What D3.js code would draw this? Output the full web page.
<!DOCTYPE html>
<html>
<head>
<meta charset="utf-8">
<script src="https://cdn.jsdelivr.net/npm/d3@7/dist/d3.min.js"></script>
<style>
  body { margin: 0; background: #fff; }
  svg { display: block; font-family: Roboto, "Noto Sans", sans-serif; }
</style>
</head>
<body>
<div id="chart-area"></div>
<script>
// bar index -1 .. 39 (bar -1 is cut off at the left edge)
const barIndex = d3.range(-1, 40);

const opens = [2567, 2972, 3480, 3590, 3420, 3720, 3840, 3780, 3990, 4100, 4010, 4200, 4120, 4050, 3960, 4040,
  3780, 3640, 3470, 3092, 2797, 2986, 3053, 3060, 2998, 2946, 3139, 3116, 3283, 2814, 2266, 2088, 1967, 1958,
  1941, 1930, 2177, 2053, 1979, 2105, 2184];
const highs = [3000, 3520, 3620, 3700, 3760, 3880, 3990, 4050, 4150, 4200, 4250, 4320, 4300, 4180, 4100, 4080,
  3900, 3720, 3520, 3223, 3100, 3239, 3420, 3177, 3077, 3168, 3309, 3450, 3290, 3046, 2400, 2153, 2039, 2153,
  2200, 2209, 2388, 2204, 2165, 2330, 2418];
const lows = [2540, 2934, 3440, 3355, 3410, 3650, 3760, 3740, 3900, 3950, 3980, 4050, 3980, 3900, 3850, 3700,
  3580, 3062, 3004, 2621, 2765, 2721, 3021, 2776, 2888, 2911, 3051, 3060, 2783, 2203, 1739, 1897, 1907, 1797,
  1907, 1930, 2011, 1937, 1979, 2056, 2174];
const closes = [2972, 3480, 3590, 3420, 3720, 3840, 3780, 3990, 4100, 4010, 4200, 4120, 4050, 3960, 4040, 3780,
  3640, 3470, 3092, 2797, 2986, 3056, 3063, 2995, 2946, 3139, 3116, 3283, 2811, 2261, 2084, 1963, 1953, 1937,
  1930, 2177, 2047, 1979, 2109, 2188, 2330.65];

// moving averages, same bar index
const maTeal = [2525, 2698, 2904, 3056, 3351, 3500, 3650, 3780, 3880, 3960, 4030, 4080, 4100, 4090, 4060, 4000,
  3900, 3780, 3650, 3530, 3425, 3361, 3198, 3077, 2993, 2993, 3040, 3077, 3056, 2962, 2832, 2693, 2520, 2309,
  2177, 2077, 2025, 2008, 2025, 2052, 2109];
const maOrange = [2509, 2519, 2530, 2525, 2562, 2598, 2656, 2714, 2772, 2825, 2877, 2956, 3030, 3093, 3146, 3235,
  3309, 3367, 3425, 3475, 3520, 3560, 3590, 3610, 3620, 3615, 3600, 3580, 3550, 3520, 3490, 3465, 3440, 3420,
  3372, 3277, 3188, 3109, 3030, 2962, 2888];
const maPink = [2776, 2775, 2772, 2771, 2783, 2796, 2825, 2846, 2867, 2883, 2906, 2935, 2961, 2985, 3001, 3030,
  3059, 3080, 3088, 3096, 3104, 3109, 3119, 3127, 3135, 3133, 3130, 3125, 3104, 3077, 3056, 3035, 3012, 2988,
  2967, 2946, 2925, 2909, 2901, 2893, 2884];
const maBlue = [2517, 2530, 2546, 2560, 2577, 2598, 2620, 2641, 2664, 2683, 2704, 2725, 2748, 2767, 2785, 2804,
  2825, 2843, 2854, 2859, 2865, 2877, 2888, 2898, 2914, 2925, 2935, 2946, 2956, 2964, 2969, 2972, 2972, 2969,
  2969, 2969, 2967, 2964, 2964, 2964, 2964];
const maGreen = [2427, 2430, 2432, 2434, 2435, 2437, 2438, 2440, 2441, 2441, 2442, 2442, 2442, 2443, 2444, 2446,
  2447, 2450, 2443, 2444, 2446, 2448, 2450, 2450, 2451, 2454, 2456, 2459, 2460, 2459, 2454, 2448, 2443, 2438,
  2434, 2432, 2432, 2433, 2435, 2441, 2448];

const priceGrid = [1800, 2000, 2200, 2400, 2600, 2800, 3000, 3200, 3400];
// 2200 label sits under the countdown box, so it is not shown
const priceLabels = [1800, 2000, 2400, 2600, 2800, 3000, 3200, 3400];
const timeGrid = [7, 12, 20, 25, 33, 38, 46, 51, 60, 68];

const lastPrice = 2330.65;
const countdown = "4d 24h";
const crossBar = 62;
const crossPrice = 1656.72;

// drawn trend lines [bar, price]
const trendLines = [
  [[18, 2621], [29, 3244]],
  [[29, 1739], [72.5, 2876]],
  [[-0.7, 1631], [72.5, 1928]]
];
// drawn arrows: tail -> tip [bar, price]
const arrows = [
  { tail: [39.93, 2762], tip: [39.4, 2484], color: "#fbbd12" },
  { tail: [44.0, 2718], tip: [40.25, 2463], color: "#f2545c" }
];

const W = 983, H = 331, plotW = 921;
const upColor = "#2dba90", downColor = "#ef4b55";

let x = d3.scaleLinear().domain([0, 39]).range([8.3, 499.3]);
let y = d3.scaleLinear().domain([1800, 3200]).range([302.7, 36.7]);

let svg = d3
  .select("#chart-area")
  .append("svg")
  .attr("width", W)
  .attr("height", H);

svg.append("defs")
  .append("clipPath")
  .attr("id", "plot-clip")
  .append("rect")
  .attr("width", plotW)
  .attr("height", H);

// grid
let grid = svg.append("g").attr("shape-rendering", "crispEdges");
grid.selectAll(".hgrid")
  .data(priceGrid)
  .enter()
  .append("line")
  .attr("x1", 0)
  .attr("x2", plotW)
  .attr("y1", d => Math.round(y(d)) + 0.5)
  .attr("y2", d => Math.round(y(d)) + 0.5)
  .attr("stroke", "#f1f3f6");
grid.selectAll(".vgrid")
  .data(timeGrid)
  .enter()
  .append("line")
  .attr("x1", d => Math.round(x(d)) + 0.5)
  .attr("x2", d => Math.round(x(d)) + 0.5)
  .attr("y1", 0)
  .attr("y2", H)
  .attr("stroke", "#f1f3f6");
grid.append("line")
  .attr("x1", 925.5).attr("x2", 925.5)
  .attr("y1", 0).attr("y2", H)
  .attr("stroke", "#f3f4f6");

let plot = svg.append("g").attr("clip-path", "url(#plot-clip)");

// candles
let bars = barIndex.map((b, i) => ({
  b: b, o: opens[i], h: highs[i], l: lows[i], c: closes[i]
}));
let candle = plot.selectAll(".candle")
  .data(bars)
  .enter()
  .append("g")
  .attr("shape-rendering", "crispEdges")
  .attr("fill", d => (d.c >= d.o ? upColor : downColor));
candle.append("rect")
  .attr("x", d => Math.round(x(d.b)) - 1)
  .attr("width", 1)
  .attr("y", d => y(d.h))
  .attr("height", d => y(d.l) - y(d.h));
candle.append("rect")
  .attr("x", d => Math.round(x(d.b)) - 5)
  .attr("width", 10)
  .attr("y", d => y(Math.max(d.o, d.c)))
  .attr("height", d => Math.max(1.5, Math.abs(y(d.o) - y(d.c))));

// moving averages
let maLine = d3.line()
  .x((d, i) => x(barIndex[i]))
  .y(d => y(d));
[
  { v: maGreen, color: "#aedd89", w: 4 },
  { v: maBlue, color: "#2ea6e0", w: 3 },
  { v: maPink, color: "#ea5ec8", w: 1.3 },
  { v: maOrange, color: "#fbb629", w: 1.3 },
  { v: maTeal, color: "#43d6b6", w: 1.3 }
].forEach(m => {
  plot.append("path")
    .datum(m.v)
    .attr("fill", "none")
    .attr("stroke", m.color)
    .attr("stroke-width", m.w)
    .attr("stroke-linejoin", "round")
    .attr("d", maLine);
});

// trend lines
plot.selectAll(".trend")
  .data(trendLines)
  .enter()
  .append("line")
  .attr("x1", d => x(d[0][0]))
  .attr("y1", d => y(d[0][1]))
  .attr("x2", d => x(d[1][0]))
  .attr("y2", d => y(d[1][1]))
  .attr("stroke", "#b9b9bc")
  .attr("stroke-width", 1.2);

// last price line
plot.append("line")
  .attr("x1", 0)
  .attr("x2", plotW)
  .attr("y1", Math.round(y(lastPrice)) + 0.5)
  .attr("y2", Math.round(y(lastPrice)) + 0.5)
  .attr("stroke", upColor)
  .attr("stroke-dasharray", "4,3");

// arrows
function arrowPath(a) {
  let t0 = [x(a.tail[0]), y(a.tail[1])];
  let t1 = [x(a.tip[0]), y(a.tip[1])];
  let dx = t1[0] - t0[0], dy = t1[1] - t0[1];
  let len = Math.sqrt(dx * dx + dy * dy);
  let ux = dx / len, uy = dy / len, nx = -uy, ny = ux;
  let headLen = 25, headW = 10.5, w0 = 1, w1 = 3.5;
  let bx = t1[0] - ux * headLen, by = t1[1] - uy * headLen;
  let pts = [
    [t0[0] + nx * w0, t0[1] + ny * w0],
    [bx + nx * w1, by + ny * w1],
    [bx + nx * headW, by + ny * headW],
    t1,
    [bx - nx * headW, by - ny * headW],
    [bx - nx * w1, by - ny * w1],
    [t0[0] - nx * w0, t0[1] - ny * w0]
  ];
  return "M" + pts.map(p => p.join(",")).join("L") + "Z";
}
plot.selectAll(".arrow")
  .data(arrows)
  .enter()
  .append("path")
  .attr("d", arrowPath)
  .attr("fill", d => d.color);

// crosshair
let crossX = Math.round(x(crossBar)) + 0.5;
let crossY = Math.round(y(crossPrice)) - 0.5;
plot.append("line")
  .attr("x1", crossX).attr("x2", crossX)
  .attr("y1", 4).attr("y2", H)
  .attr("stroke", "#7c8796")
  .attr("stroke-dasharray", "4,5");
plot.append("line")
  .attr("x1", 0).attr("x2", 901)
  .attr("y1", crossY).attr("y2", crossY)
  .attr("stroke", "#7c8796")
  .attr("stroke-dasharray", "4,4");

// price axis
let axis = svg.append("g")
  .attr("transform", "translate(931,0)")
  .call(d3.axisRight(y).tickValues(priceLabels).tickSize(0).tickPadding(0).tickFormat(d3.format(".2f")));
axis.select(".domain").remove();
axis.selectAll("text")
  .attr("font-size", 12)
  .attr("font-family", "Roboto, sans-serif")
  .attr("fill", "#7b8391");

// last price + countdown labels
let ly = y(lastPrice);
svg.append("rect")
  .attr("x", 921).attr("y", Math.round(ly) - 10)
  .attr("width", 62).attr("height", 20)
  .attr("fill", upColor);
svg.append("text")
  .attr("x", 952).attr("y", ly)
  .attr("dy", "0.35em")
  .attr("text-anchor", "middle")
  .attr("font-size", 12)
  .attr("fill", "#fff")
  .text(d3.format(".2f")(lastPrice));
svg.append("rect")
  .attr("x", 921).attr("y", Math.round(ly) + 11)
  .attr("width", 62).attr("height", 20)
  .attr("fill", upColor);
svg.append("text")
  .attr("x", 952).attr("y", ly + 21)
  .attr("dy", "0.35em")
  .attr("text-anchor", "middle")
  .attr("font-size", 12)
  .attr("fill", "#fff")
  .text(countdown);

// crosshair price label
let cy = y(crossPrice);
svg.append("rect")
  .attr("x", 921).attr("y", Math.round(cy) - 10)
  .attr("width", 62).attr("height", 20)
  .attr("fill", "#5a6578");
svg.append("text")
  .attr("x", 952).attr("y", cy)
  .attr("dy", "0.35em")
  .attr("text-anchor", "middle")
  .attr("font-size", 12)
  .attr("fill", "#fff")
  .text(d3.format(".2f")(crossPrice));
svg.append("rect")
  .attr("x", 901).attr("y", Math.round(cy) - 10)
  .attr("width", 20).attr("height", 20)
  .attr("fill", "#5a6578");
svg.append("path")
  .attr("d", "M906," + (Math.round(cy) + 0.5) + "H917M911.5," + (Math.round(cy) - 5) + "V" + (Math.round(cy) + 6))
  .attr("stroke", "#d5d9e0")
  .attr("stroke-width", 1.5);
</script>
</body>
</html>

--

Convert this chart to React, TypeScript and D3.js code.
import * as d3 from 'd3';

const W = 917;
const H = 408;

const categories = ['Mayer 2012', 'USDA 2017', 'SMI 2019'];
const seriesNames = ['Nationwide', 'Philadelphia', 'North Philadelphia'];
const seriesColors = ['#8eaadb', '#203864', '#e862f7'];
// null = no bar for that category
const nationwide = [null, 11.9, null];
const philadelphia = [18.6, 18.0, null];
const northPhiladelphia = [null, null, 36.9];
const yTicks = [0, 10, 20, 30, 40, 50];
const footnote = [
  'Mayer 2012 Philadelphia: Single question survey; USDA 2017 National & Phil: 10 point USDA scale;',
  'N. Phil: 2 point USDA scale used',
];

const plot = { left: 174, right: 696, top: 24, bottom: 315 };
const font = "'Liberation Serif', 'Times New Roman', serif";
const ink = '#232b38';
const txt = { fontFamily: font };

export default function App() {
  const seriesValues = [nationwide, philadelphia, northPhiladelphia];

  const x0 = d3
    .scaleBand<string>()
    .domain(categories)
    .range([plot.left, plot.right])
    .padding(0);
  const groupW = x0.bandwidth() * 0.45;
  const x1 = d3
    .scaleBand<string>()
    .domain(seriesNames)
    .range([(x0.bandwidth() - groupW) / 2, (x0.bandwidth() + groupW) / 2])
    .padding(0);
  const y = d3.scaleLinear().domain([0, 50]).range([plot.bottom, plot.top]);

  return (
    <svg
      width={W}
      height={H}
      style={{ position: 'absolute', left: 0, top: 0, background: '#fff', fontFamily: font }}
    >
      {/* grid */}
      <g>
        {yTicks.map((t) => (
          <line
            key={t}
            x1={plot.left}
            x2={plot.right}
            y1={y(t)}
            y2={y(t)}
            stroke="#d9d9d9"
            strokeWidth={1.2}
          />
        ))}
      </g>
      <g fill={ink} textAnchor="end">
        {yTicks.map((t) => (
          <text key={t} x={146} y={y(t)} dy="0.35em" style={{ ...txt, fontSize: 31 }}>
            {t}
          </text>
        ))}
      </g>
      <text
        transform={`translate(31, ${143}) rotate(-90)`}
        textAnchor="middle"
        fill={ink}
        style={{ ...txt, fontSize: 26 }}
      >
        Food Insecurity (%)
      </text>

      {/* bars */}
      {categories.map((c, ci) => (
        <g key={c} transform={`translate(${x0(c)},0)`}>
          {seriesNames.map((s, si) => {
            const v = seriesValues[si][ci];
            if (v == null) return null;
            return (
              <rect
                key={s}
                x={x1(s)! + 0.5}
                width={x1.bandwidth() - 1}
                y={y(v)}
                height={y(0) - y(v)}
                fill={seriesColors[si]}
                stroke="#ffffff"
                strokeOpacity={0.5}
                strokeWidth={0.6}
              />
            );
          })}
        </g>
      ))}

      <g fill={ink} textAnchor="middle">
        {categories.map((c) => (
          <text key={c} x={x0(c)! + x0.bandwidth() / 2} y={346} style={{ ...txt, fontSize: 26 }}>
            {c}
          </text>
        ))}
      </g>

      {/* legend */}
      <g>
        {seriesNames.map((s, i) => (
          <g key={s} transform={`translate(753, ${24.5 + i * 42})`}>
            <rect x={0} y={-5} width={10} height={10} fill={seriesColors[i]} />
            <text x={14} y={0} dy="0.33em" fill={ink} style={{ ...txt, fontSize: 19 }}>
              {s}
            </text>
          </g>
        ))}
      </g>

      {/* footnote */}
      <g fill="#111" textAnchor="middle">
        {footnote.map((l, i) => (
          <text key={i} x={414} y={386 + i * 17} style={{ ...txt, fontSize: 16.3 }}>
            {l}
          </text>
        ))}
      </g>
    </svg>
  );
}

--

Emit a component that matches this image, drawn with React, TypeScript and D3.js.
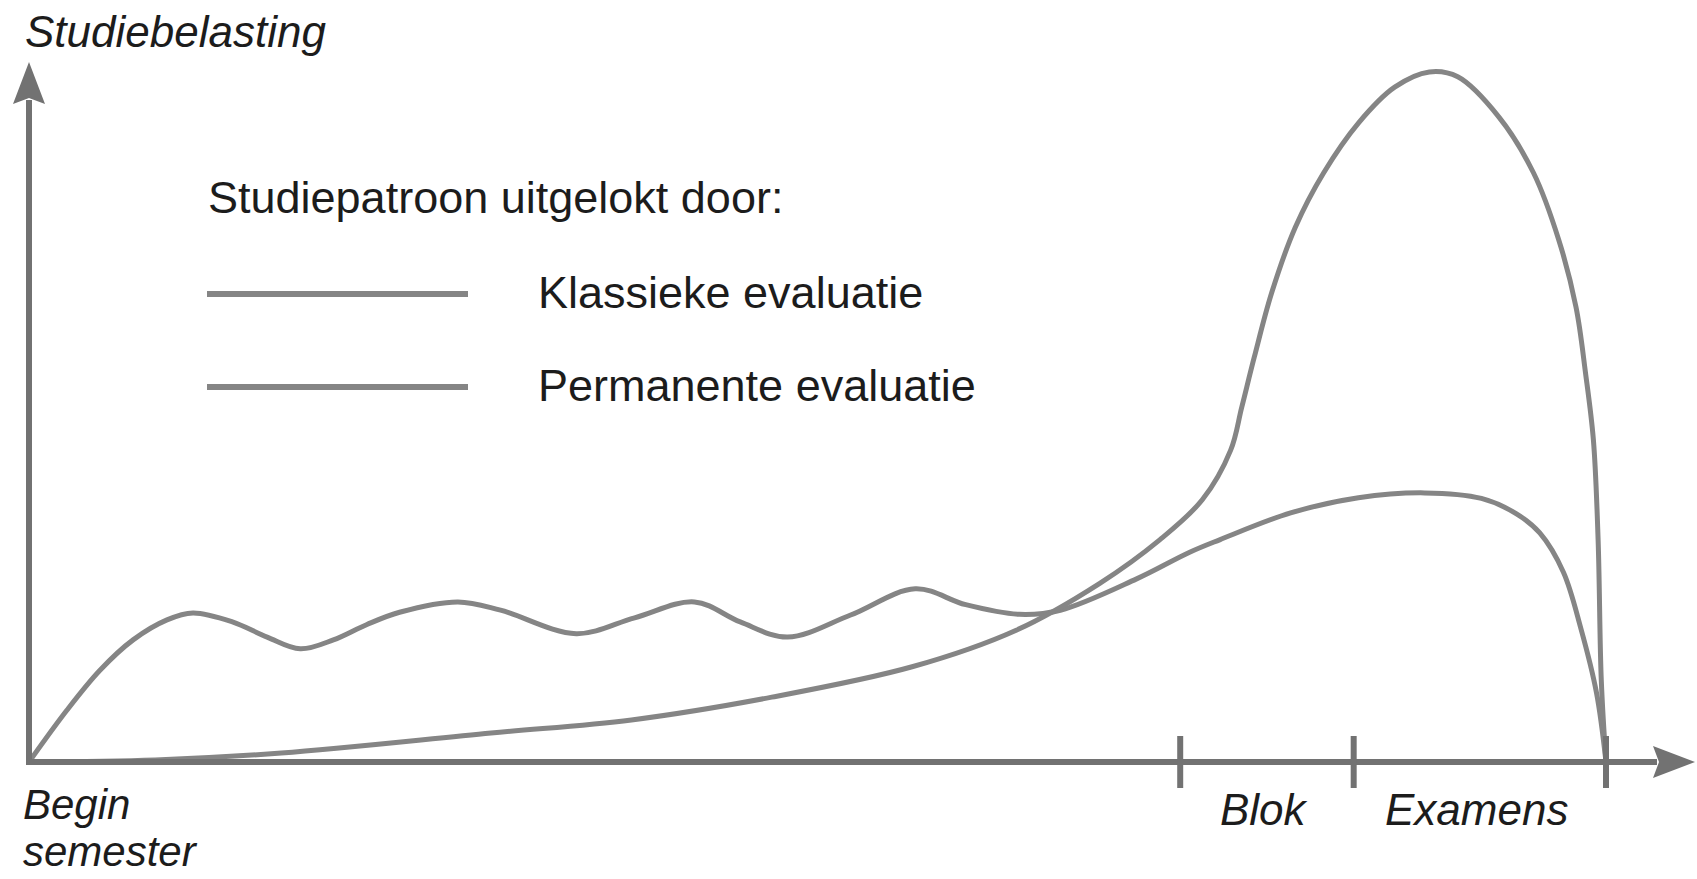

▶ **Exercise**
Will you return exactly the lines above from the one with "What D3.js code" down to the one with "const barIndex = d3.range(-1, 40);", counting both as part of the range?

▶ **Task result**
What D3.js code would draw this? Output the full web page.
<!DOCTYPE html>
<html>
<head>
<meta charset="utf-8">
<script src="https://cdn.jsdelivr.net/npm/d3@7/dist/d3.min.js"></script>
<style>
  body { margin: 0; background: #fff; }
  svg { display: block; font-family: Roboto, "Noto Sans", sans-serif; }
</style>
</head>
<body>
<div id="chart-area"></div>
<script>
// bar index -1 .. 39 (bar -1 is cut off at the left edge)
const barIndex = d3.range(-1, 40);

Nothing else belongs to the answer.